Many members of the newly freed colony regarded the victory of Kwame Nkrumah and his followers as the victory of an energetic political clique which had been able – sometimes by dubious means – to impose its will upon the politically lethargic general masses. Such disgruntled opponents of the regime, who did not expect to participate in the fruits of the victory, were on the whole unhappy to see their white rulers depart, and there were refusals in several parts of the country to put out flags. That the English could pull out as they did with so little apparent reluctance, and so many protestations of good will all round, is due to the nature of their stake in the country, which does not in reality demand their physical presence. Ghana has been saved from the tragic situation of Algeria, and the almost equally unhappy situations of Kenya and South Africa, by the fact that it has never been considered suitable for European settlement. West Africa as a whole has been protected from white
ownership
by malarial mosquitoes, an inexorable rainy season, and an absence of salubrious highlands where European farmers could have established themselves. When the demand for independence came, there was no reason not to accede to it. As things were, only British traders, technicians and colonial officials got a living from the country, and these would not be compelled to leave.
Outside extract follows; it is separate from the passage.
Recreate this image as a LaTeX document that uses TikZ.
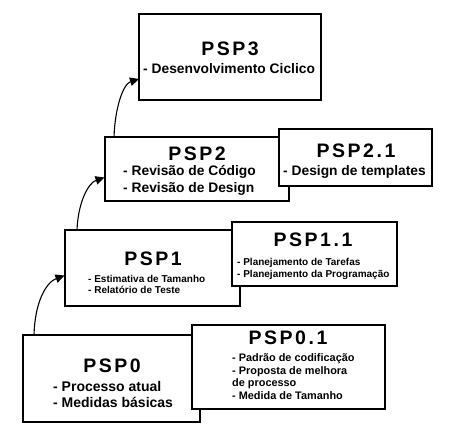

The only conceivable losers might be certain
African underlings with a preference for the devil they knew to the devil they didn’t know and a suspicion they might be exchanging King Log for King Stork: these and the 300,000 small farmers of the Ashanti, who between them produce the cocoa that forms the country’s wealth, and who in the long run – and at present with little political representation – must foot the bills run up by the politicians at Accra.